The asserted claims require that the HMFO be compliant with ISO 8217 prior to the hydrotreating process, which standard requires a flashpoint of no less than 140 degrees Fahrenheit. Phillips would not infringe if the feedstock prior to the hydrotreating unit had a flashpoint of less than 140 degrees Fahrenheit. Magēmā wanted to test the flashpoint of the feed, in order to demonstrate infringement, but the parties could not agree as to the location of the testing. Magēmā moved to compel Phillips to test the flashpoint of the feedstock right before the hydrotreater reactor. But, at the motion to compel hearing, Phillips argued that it would be too dangerous to test or to produce samples at the requested location—although it would be discovered later that Phillips had the capability to do the testing and, in fact, had obtained such test results. Phillips also argued that Magēmā did not need test results because flashpoint temperatures can be estimated using a generally accepted formula, the Riazi Formula. As a result, the Magistrate Judge—who presided over the hearing—denied the motion to compel.

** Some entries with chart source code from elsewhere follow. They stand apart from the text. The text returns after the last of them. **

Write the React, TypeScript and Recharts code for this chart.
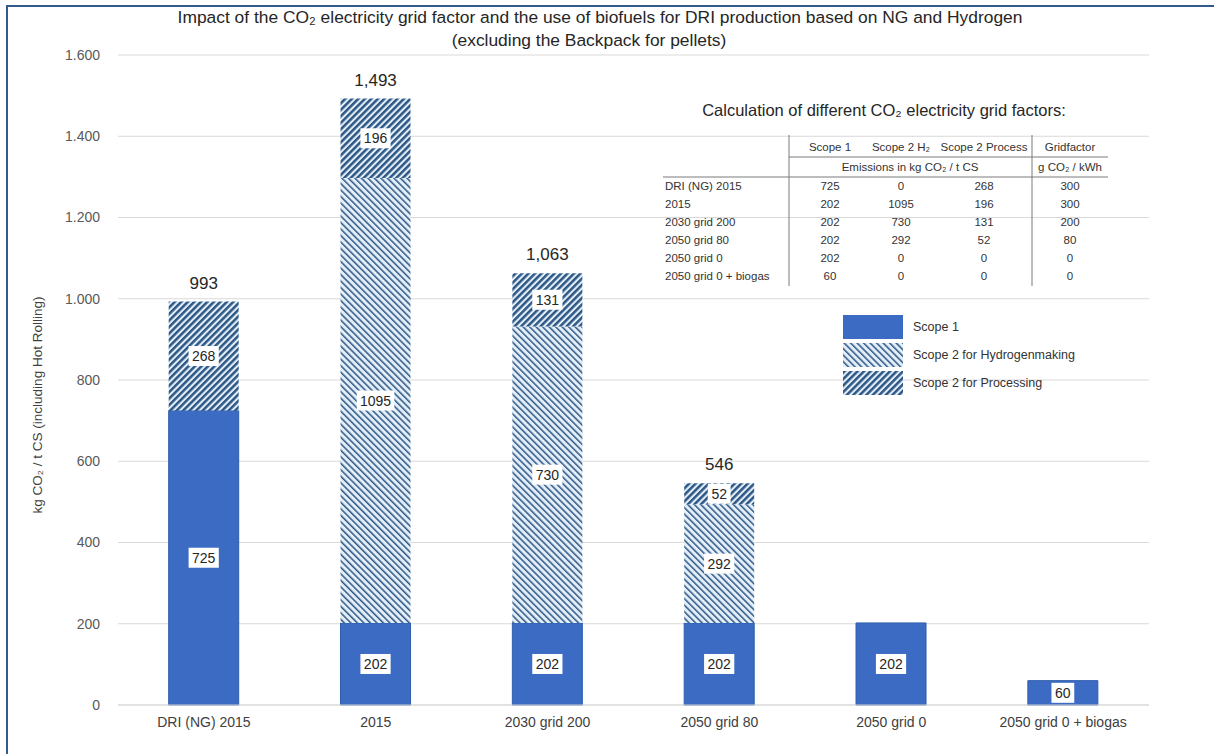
import { BarChart, Bar, XAxis, YAxis, CartesianGrid, LabelList, Legend } from "recharts"

const FONT = "'Liberation Sans Narrow', 'Liberation Sans', Arial, sans-serif"

const categories = ["DRI (NG) 2015", "2015", "2030 grid 200", "2050 grid 80", "2050 grid 0", "2050 grid 0 + biogas"]
const scope1 = [725, 202, 202, 202, 202, 60]
const scope2Hydrogen = [0, 1095, 730, 292, 0, 0]
const scope2Process = [268, 196, 131, 52, 0, 0]
const gridFactor = [300, 300, 200, 80, 0, 0]
const yTicks = [0, 200, 400, 600, 800, 1000, 1200, 1400, 1600]

const SCOPE1_BLUE = "#3b6bc3"
const HATCH_DARK = "#2c5784"
const HATCH_LIGHT = "#e4eef9"

const data = categories.map((name, i) => {
  const scope2 = scope2Hydrogen[i] + scope2Process[i]
  return {
    name,
    scope1: scope1[i],
    hydrogen: scope2Hydrogen[i],
    process: scope2Process[i],
    total: scope2 > 0 ? scope1[i] + scope2 : null,
  }
})

// 1600 -> "1.600"
const dotThousands = (v: number) =>
  v >= 1000 ? `${Math.floor(v / 1000)}.${String(v % 1000).padStart(3, "0")}` : String(v)

function BoxLabel(props: any) {
  const { x, y, width, height, value } = props
  if (!value) return null
  const text = String(value)
  const w = text.length * 7.4 + 8
  const cx = x + width / 2
  const cy = y + height / 2
  return (
    <g>
      <rect x={cx - w / 2} y={cy - 10} width={w} height={20} fill="#ffffff" />
      <text x={cx} y={cy} dy="0.36em" textAnchor="middle" fontSize={14} fill="#262626" fontFamily={FONT}>
        {text}
      </text>
    </g>
  )
}

function TotalLabel(props: any) {
  const { x, y, width, value } = props
  if (value == null) return null
  return (
    <text x={x + width / 2} y={y - 19} dy="0.36em" textAnchor="middle" fontSize={17} fill="#262626" fontFamily={FONT}>
      {Number(value).toLocaleString("en-US")}
    </text>
  )
}

function LegendBox(props: any) {
  const items = props.payload || []
  return (
    <div style={{ fontFamily: FONT, fontSize: 12.5, color: "#333" }}>
      {items.map((item: any) => (
        <div key={item.value} style={{ display: "flex", alignItems: "center", height: 28 }}>
          <svg width={60} height={24} style={{ marginRight: 10 }}>
            <rect x={0} y={0} width={60} height={24} fill={item.color} />
          </svg>
          <span>{item.value}</span>
        </div>
      ))}
    </div>
  )
}

const tableCols = [830, 901, 984, 1070]
const rowY = [186, 204, 222, 240, 258, 276]

function GridFactorTable() {
  const rows = categories.map((c, i) => [scope1[i], scope2Hydrogen[i], scope2Process[i], gridFactor[i]])
  return (
    <g fontFamily={FONT} fill="#333">
      <text x={884} y={110} dy="0.36em" textAnchor="middle" fontSize={16.5} fill="#262626">
        Calculation of different CO₂ electricity grid factors:
      </text>
      <g fontSize={11.5}>
        <text x={tableCols[0]} y={147} dy="0.36em" textAnchor="middle">Scope 1</text>
        <text x={tableCols[1]} y={147} dy="0.36em" textAnchor="middle">Scope 2 H₂</text>
        <text x={tableCols[2]} y={147} dy="0.36em" textAnchor="middle">Scope 2 Process</text>
        <text x={tableCols[3]} y={147} dy="0.36em" textAnchor="middle">Gridfactor</text>
        <text x={910} y={167} dy="0.36em" textAnchor="middle">Emissions in kg CO₂ / t CS</text>
        <text x={tableCols[3]} y={167} dy="0.36em" textAnchor="middle">g CO₂ / kWh</text>
        {rows.map((r, i) => (
          <g key={categories[i]}>
            <text x={665} y={rowY[i]} dy="0.36em">{categories[i]}</text>
            {r.map((v, j) => (
              <text key={j} x={tableCols[j]} y={rowY[i]} dy="0.36em" textAnchor="middle">{v}</text>
            ))}
          </g>
        ))}
      </g>
      <g stroke="#7a7a7a" strokeWidth={1}>
        <line x1={789} y1={135} x2={789} y2={286} />
        <line x1={1032} y1={135} x2={1032} y2={286} />
        <line x1={789} y1={157} x2={1108} y2={157} />
        <line x1={663} y1={177} x2={1108} y2={177} />
      </g>
    </g>
  )
}

export default function App() {
  return (
    <div style={{ position: "absolute", left: 0, top: 0, width: 1214, height: 754, background: "#fff", overflow: "hidden" }}>
      <svg width={0} height={0} style={{ position: "absolute" }}>
        <defs>
          <pattern id="hatchHydrogen" width={4.6} height={4.6} patternUnits="userSpaceOnUse" patternTransform="rotate(-45)">
            <rect width={4.6} height={4.6} fill={HATCH_LIGHT} />
            <rect width={1.5} height={4.6} fill={HATCH_DARK} />
          </pattern>
          <pattern id="hatchProcess" width={4.6} height={4.6} patternUnits="userSpaceOnUse" patternTransform="rotate(45)">
            <rect width={4.6} height={4.6} fill={HATCH_LIGHT} />
            <rect width={2.5} height={4.6} fill={HATCH_DARK} />
          </pattern>
        </defs>
      </svg>
      <div style={{ position: "absolute", left: 6, top: 5, right: -4, bottom: -4, borderLeft: "2px solid #34598c", borderTop: "2px solid #34598c" }} />
      <BarChart
        width={1214}
        height={754}
        data={data}
        margin={{ top: 55, right: 65, bottom: 19, left: 0 }}
        barCategoryGap="29.5%"
      >
        <CartesianGrid vertical={false} stroke="#d9d9d9" />
        <XAxis
          dataKey="name"
          height={30}
          tickLine={false}
          tickSize={0}
          tickMargin={12}
          axisLine={{ stroke: "#d9d9d9" }}
          tick={{ fontSize: 14, fill: "#404040", fontFamily: FONT }}
          interval={0}
        />
        <YAxis
          width={118}
          domain={[0, 1600]}
          ticks={yTicks}
          axisLine={false}
          tickLine={false}
          tickSize={0}
          tickMargin={18}
          tickFormatter={dotThousands}
          tick={{ fontSize: 14, fill: "#595959", fontFamily: FONT }}
        />
        <Legend
          layout="vertical"
          align="center"
          verticalAlign="middle"
          wrapperStyle={{ position: "absolute", left: 843, top: 313, width: 260 }}
          content={<LegendBox />}
        />
        <Bar dataKey="scope1" name="Scope 1" stackId="a" fill={SCOPE1_BLUE} stroke="#2f5dab" strokeWidth={1} isAnimationActive={false}>
          <LabelList dataKey="scope1" content={<BoxLabel />} />
        </Bar>
        <Bar dataKey="hydrogen" name="Scope 2 for  Hydrogenmaking" stackId="a" fill="url(#hatchHydrogen)" isAnimationActive={false}>
          <LabelList dataKey="hydrogen" content={<BoxLabel />} />
        </Bar>
        <Bar dataKey="process" name="Scope 2 for  Processing" stackId="a" fill="url(#hatchProcess)" isAnimationActive={false}>
          <LabelList dataKey="process" content={<BoxLabel />} />
          <LabelList dataKey="total" content={<TotalLabel />} />
        </Bar>
      </BarChart>
      <svg width={1214} height={754} style={{ position: "absolute", left: 0, top: 0, pointerEvents: "none" }}>
        <g fontFamily={FONT} fill="#262626" fontSize={17.4} textAnchor="middle">
          <text x={600} y={17} dy="0.36em">Impact of the CO₂ electricity grid factor and the use of biofuels for DRI production based on NG and Hydrogen</text>
          <text x={589} y={40} dy="0.36em">(excluding the Backpack for pellets)</text>
        </g>
        <text
          x={37}
          y={405}
          transform="rotate(-90 37 405)"
          dy="0.36em"
          textAnchor="middle"
          fontSize={13.5}
          fill="#404040"
          fontFamily={FONT}
        >
          kg CO₂ / t CS (including Hot Rolling)
        </text>
        <GridFactorTable />
      </svg>
    </div>
  )
}
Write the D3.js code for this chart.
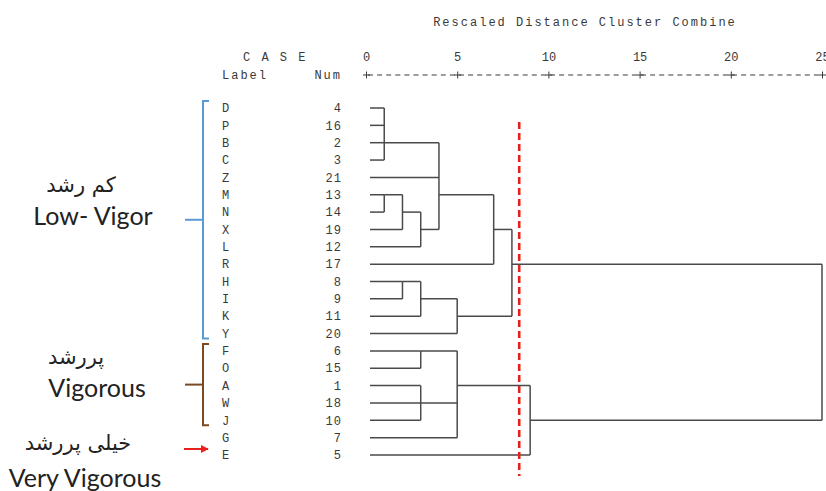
<!DOCTYPE html>
<html><head><meta charset="utf-8">
<script src="https://cdn.jsdelivr.net/npm/d3@7"></script>
<style>body{margin:0;background:#fff}svg{display:block}</style>
</head><body>
<svg id="c" width="826" height="491"></svg>
<script>
const labels = ["D","P","B","C","Z","M","N","X","L","R","H","I","K","Y","F","O","A","W","J","G","E"];
const nums = [4,16,2,3,21,13,14,19,12,17,8,9,11,20,6,15,1,18,10,7,5];
const tickValues = [0,5,10,15,20,25];
// merges: children (leaf row index or merge id), rescaled distance, row where the joined branch leaves
const merges = [
  {id:"a", kids:[0,1,2,3], d:1, row:2},
  {id:"b", kids:[5,6], d:1, row:5},
  {id:"c", kids:["b",7], d:2, row:6},
  {id:"d", kids:["c",8], d:3, row:7},
  {id:"e", kids:["a",4,"d"], d:4, row:5},
  {id:"f", kids:["e",9], d:7, row:7},
  {id:"g", kids:[10,11], d:2, row:10},
  {id:"h", kids:["g",12], d:3, row:11},
  {id:"i", kids:["h",13], d:5, row:12},
  {id:"j", kids:["f","i"], d:8, row:9},
  {id:"k", kids:[14,15], d:3, row:14},
  {id:"l", kids:[16,17,18], d:3, row:17},
  {id:"m", kids:["k","l",19], d:5, row:16},
  {id:"n", kids:["m",20], d:9, row:18},
  {id:"o", kids:["j","n"], d:25, row:null}
];
const cutDistance = 8.4;
const groups = [
  {fa:"کم رشد", en:"Low- Vigor", from:0, to:13, color:"#5b9bd5", type:"bracket"},
  {fa:"پررشد", en:"Vigorous", from:14, to:18, color:"#7b4a22", type:"bracket"},
  {fa:"خیلی پررشد", en:"Very Vigorous", from:20, to:20, color:"#e8201c", type:"arrow"}
];

const svg = d3.select("#c");
const mono = "'Liberation Mono','DejaVu Sans Mono',monospace";
const x = d3.scaleLinear().domain([0,25]).range([366,822]);
const y = d3.scaleLinear().domain([0,20]).range([108,455]);
const leafStart = x(0) + 4;
const lineColor = "#4a4a4a";
const textColor = "#3a3a3a";

// title
svg.append("text").attr("x",585).attr("y",26).attr("text-anchor","middle")
  .attr("font-family",mono).attr("font-size",12).attr("letter-spacing",2)
  .attr("fill",textColor).text("Rescaled Distance Cluster Combine");
svg.append("text").attr("x",243).attr("y",61).attr("font-family",mono).attr("font-size",12)
  .attr("letter-spacing",2).attr("fill",textColor).text("C A S E");
svg.append("text").attr("x",222).attr("y",79).attr("font-family",mono).attr("font-size",12)
  .attr("letter-spacing",2).attr("fill",textColor).text("Label");
svg.append("text").attr("x",342).attr("y",79).attr("text-anchor","end").attr("font-family",mono).attr("font-size",12)
  .attr("letter-spacing",2).attr("fill",textColor).text("Num");

// axis
const axisG = svg.append("g").attr("transform","translate(0,75)");
axisG.append("line").attr("x1",x(0)).attr("x2",x(25)).attr("y1",0).attr("y2",0)
  .attr("stroke",textColor).attr("stroke-width",1).attr("stroke-dasharray","5,4.1")
  .attr("stroke-dashoffset",-2);
const ax = d3.axisTop(x).tickValues(tickValues).tickSize(0).tickPadding(14).tickFormat(d3.format("d"));
axisG.call(ax);
axisG.select(".domain").remove();
axisG.selectAll(".tick text").attr("font-family",mono).attr("font-size",12).attr("fill",textColor);
axisG.selectAll(".tick").append("path").attr("d","M-3.5,0H3.5M0,-3.5V3.5")
  .attr("stroke",textColor).attr("stroke-width",1);

// row labels
const rows = svg.append("g");
labels.forEach((l,i)=>{
  rows.append("text").attr("x",222).attr("y",y(i)).attr("dy","0.35em")
    .attr("font-family",mono).attr("font-size",12).attr("fill",textColor).text(l);
  rows.append("text").attr("x",342).attr("y",y(i)).attr("dy","0.35em").attr("text-anchor","end")
    .attr("font-family",mono).attr("font-size",12).attr("fill",textColor).attr("letter-spacing",1).text(nums[i]);
});

// dendrogram
const info = {};
const g = svg.append("g").attr("stroke",lineColor).attr("stroke-width",1.5).attr("fill","none");
merges.forEach(m=>{
  const kidInfo = m.kids.map(k => typeof k === "number" ? {row:k, x0:leafStart} : {row:info[k].row, x0:x(info[k].d)});
  const xm = x(m.d);
  kidInfo.forEach(k=>{
    g.append("line").attr("x1",k.x0).attr("x2",xm).attr("y1",y(k.row)).attr("y2",y(k.row));
  });
  const rs = kidInfo.map(k=>k.row);
  g.append("line").attr("x1",xm).attr("x2",xm).attr("y1",y(d3.min(rs))).attr("y2",y(d3.max(rs)));
  info[m.id] = {row:m.row, d:m.d};
});

// cut line
svg.append("line").attr("x1",x(cutDistance)).attr("x2",x(cutDistance)).attr("y1",122).attr("y2",476)
  .attr("stroke","#e8201c").attr("stroke-width",2.6).attr("stroke-dasharray","7,4");

// groups
const sans = "Lato,'Open Sans',sans-serif";
const faFont = "'DejaVu Sans',sans-serif";
svg.append("defs").append("marker").attr("id","ah").attr("viewBox","0 0 10 10").attr("refX",9).attr("refY",5)
  .attr("markerWidth",4).attr("markerHeight",4).attr("orient","auto")
  .append("path").attr("d","M0,0L10,5L0,10z").attr("fill","#e8201c");
groups.forEach(gr=>{
  const y0 = y(gr.from)-7, y1 = y(gr.to)+ (gr.type==="bracket"? 5:0);
  const mid = (y0+y1)/2;
  if (gr.type==="bracket") {
    svg.append("path").attr("d",`M209,${y0}H203V${y1}H209`).attr("fill","none")
      .attr("stroke",gr.color).attr("stroke-width",2);
    svg.append("line").attr("x1",185).attr("x2",203).attr("y1",mid).attr("y2",mid)
      .attr("stroke",gr.color).attr("stroke-width",2);
  } else {
    const ya = y(gr.from)-6;
    svg.append("line").attr("x1",184).attr("x2",208).attr("y1",ya).attr("y2",ya)
      .attr("stroke",gr.color).attr("stroke-width",2).attr("marker-end","url(#ah)");
  }
});
// group captions
const cap = [
  {i:0, fa:[81,185], en:[93,216]},
  {i:1, fa:[76,357], en:[97,388]},
  {i:2, fa:[78,443], en:[85,478]}
];
cap.forEach(c=>{
  const gr = groups[c.i];
  svg.append("text").attr("x",c.fa[0]).attr("y",c.fa[1]).attr("dy","0.35em").attr("text-anchor","middle")
    .attr("font-family",faFont).attr("font-size",21).attr("fill","#222").attr("direction","rtl").text(gr.fa);
  svg.append("text").attr("x",c.en[0]).attr("y",c.en[1]).attr("dy","0.35em").attr("text-anchor","middle")
    .attr("font-family",sans).attr("font-size",25).attr("fill","#222").text(gr.en);
});
</script>
</body></html>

Right before jury selection, Magēmā learned that Phillips planned to use a demonstrative slide during opening statements to show the jury that—despite Phillips’ pretrial representations to the contrary—Riazi Formula estimates of flashpoint are insufficient to prove infringement. Phillips also planned to argue that, because Magēmā did not have actual testing data of the flashpoint, Magēmā could not meet its burden on infringement. Despite Magēmā’s objections, the district court did not exclude Phillips from presenting its actual-testing theory to the jury. Phillips thus presented its actual-testing theory in its opening and closing statements, as well as during the cross-examination of Magēmā’s witnesses.
At trial, Magēmā filed a motion for a curative instruction that the Riazi Formula could, in fact, be used to calculate flashpoint in the absence of testing samples—which Phillips said were too dangerous to collect. The district court denied Magēmā’s motion for a curative instruction. The district court held that Magēmā could argue to the jury that no actual testing was needed, and in response, Phillips could argue that the Riazi Formula estimates prepared by Magēmā’s expert were unreliable.
On a general verdict form, the jury returned a noninfringement verdict on all claims without specifying the basis for the noninfringement finding. Magēmā moved for a new trial, which the district court denied. The district court acknowledged that Phillips’ actual-testing theory was both improper and prejudicial, but found that the error was harmless and did not affect the outcome of the trial. The district court reasoned that the jury could have found that Phillips did not practice other elements of the claims whose absence was argued at trial.
On appeal, the Federal Circuit agreed with the district court that Phillips’ actual-testing theory was improper and prejudicial. But the Federal Circuit held that the district court abused its discretion in determining that allowing the actual-testing argument was harmless error. While the jury could have permissibly found that Magēmā did not meet its infringement burden as to the other claim elements, the jury could alternatively have impermissibly found that Magēmā did not meet its infringement burden because actual testing of flashpoint temperatures was required, as Phillips repeatedly urged. Because Phillips’ improper actual-testing theory may have tainted the jury’s verdict, the Federal Circuit reversed the district court’s order denying the motion for new trial and remanded for a new trial.